Stride CEO Debbie Madden sat down with Ryan Nash, VP of Technology at Gust, to discuss his unique perspective on issues affecting today's tech leaders.
Debbie Madden, CEO at Stride interviews Ryan Nash, Vice President of Technology at Gust
Debbie: You’ve been the VP of Tech at Gust for almost 2 years now. What advice do you have for developers that aspire to one day work in a VP of Technology role?
Ryan: If you want to take on a leadership role in technology that involves being responsible for people’s careers, I’d suggest you establish a satisfaction with managing people. One thing I often see in developers with leadership skills, is that they get exhausted when it comes to organizing the soft science of motivating people. It’s the exhaustion of dealing with so many views and needs; needs that are not as easily prioritized or debugged. Often times, developers view technology accomplishments as measures of success-- “what did we build this week”. They aren’t measuring success by “what did we achieve as a company, a team”. But, to be a leader, you need to be enabling your people to move the technology, not necessarily building it directly. You want to be the force multiplier and feel accomplished when you do it effectively.
When leaders of a company consider you for a tech leadership role, they assume you have the tech know-how and engineering skills are basically table-stakes. By also being an active participant in strategy and the development of the company, you set yourself apart. This involves communicating with a lot of people and truly understanding how to work with all sides of the business.
Debbie: Can you be a successful tech leader if you don’t want to do the soft skills? I’ve known many solid senior developers that have said they truly enjoy being in the code and don’t have much interest in the people skills side of thing.
Ryan: Then I’d suggest asking yourself what you really want out of a leadership role. You can be a technical leader without managing people. That consists of a lot of leadership by example; you’ll work with and coach your fellow engineers but not be directly responsible for their career development and performance. You can also get a lot of say in company strategy and direction-- I depend on my developers’ participation in those activities all the time. It is all about what your organization needs at a senior level.
Success is happiness. For folks that are truly happy inside the code, I would recommend keeping that passion alive and pursuing leadership within your discipline. For those that want to sit on both sides of the table the best advice I can give is to get very comfortable having uncomfortable conversations. This is almost directly correlated with success in managing people. Surround yourself with passionate and brilliant people that are only happy when executing at the top of their game. Then make it your top priority to remove any obstacles that are preventing those people from performing at that level.
It all comes down to hiring. Which is uncomfortable conversation number one.
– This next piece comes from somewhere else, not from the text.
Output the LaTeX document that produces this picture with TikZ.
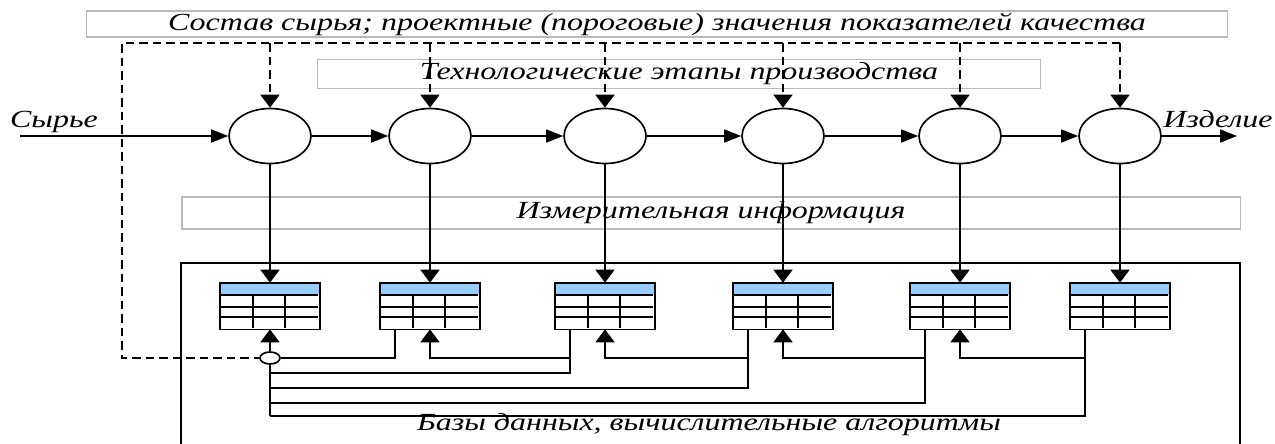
\documentclass[tikz,border=0pt]{standalone}
\usepackage{fontspec}
\setmainfont{Liberation Serif}
\newfontfamily\labfont[FakeStretch=1.3]{Liberation Serif}
\usetikzlibrary{arrows.meta,calc,shapes.geometric}

\definecolor{headblue}{HTML}{99CCFF}
\tikzset{
  lbl/.style={font=\labfont\itshape\fontsize{14}{16}\selectfont, inner sep=0pt},
  gbox/.style={lbl, draw=gray!55, line width=0.6pt},
  stage/.style={draw, ellipse, minimum width=16.4mm, minimum height=11mm, inner sep=0pt},
  tbl/.style={rectangle, minimum width=19.6mm, minimum height=9mm, inner sep=0pt},
  varrow/.style={-{Triangle[length=2.6mm,width=3.8mm]}},
  harrow/.style={-{Triangle[length=3.4mm,width=2.6mm]}},
  dline/.style={dash pattern=on 1.7mm off 1mm, line width=1pt}
}

\begin{document}
\begin{tikzpicture}[x=0.2mm, y=-0.2mm, line width=0.95pt]
        \useasboundingbox (0,0) rectangle (1275,443);

        % Text boxes
        \node[gbox, minimum width=228.2mm, minimum height=5.2mm] (spec) at (657,24)
            {Состав сырья; проектные (пороговые) значения показателей качества};
        \node[gbox, minimum width=144.6mm, minimum height=5.8mm] (tech) at (679,74)
            {Технологические этапы производства};
        \node[gbox, minimum width=211.6mm, minimum height=6.4mm] (meas) at (711,213)
            {Измерительная информация};

        % Databases frame
        \draw (181,450) |- (1240,263) -- (1240,450);
        \node[lbl] (db) at (709,425) {Базы данных, вычислительные алгоритмы};

        % Stages and tables
        \foreach \x [count=\i] in {270,430,605,783,960,1120} {
            \node[stage] (s\i) at (\x,136) {};
            \node[tbl] (t\i) at (\x,306) {};
            \fill[headblue] (t\i.north west) rectangle ($(t\i.north east)+(0,12)$);
            \draw ($(t\i.north west)+(0,12)$) -- ++(98,0)
                  ($(t\i.north west)+(0,24)$) -- ++(98,0)
                  ($(t\i.north west)+(0,34)$) -- ++(98,0)
                  ($(t\i.north west)+(33,12)$) -- ++(0,33)
                  ($(t\i.north west)+(65,12)$) -- ++(0,33);
            \draw (t\i.north west) rectangle (t\i.south east);
        }

        % Main flow
        \coordinate (inp) at (20,136);
        \coordinate (outp) at (1237,136);
        \node[lbl] (raw) at (54,122) {Сырье};
        \node[lbl] (prod) at (1218,119) {Изделие};
        \draw[harrow] (inp) -- (s1);
        \foreach \i/\j in {1/2,2/3,3/4,4/5,5/6}
            \draw[harrow] (s\i) -- (s\j);
        \draw[harrow] (s6) -- (outp);
        \foreach \i in {1,...,6}
            \draw[varrow] (s\i) -- (t\i);

        % Requirements (dashed)
        \node[draw, ellipse, fill=white, minimum width=4mm, minimum height=2.4mm, inner sep=0pt] (sm) at (270,358) {};
        \coordinate (ql) at (122,43);
        \draw[dline] (s6 |- ql) -- (ql) |- (sm);
        \foreach \i in {1,...,6}
            \draw[dline, varrow] (s\i |- ql) -- (s\i);

        % Feedback between databases
        \foreach \i in {2,...,6}
            \coordinate (o\i) at ($(t\i.south west)+(15,0)$);
        \foreach \i/\y in {3/373,4/388,5/403,6/416}
            \coordinate (r\i) at (270,\y);
        \draw (o2) |- (sm);
        \foreach \i in {3,...,6}
            \draw (o\i) |- (r\i);
        \draw (sm) -- (r6);
        \draw[varrow] (sm) -- (t1);
        \foreach \i/\j in {2/3,3/4,4/5,5/6}
            \draw[varrow] (o\j |- sm) -| (t\i);
\end{tikzpicture}
\end{document}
People need to discuss titles, compensation, roles, and where they fit in the company. Every step of the way, you are having what’s perceived as uncomfortable conversations. The people you hire will have these tough conversations with you. You won’t be brilliant all by yourself, you have to leverage these daily interactions to achieve success. The best analogy I can think of is software architecture. If you want to build a system to scale, you’ll decouple it. When you are a CTO or VP, you are doing this with humans. You need to foster innovation, collaboration, and effective communication between individuals. The well defined interfaces of this human system are working processes, feedback and well understood expectations. Be ready, if you surrounded yourself with smart people they will constantly be pushing the boundaries and contexts you keep building. Each new hire is a new constraint on the system. Each will change the topography of the architecture.
Debbie: Great analogy. Complex architecture works best if the pieces flow and add value to the rest of the system. Great teams work when they have strong foundations and those ongoing perceived difficult conversations to ensure there’s high trust and constant communication.
What do you wish you knew on your first day as VP of Engineering at Gust that you know now?
Ryan: Two things. First - maintain a fresh perspective as long as you can. When I first came to Gust, the whole domain was new to me. I wanted to dive deep into the architecture and market, feverishly learn. But, that’s irreversible. Once you are in the camp, see what everyone else sees, you can’t fake not knowing it. There’s no substitute for seeing things for the first time. Don’t rush into knowing everything that everyone else knows.
Second - Question everything. This is enabled by the first. There’s the temptation to not really ask what is the value to the user from absolutely everything you see. If you question everything, you’ll pull things out of people that they don’t even realize are important, or find things are unimportant even though people have been thrashing on them. Coming in to a new company, whether it’s 10 or 1000 people, they all know the business better than you. It’s easy to not ask questions; you don’t want it to be easy.
Debbie: What’s your biggest fear?
Ryan: I’m not a big “fear” person overall. People often confuse fear with unknown, things you haven’t acknowledged and put in processes to mitigate. So if we, temporarily, redefine fear as something you don’t want to happen so you work actively to prevent it… I do fear that as we grow we risk eroding our culture. We have one of the best teams I’ve ever worked with. I fear we’ll be victims of our own success and growth will make it more difficult to maintain-- I’ve seen it happen before. I guess it will take a lot of uncomfortable conversations to ensure that doesn’t happen; looking forward to it.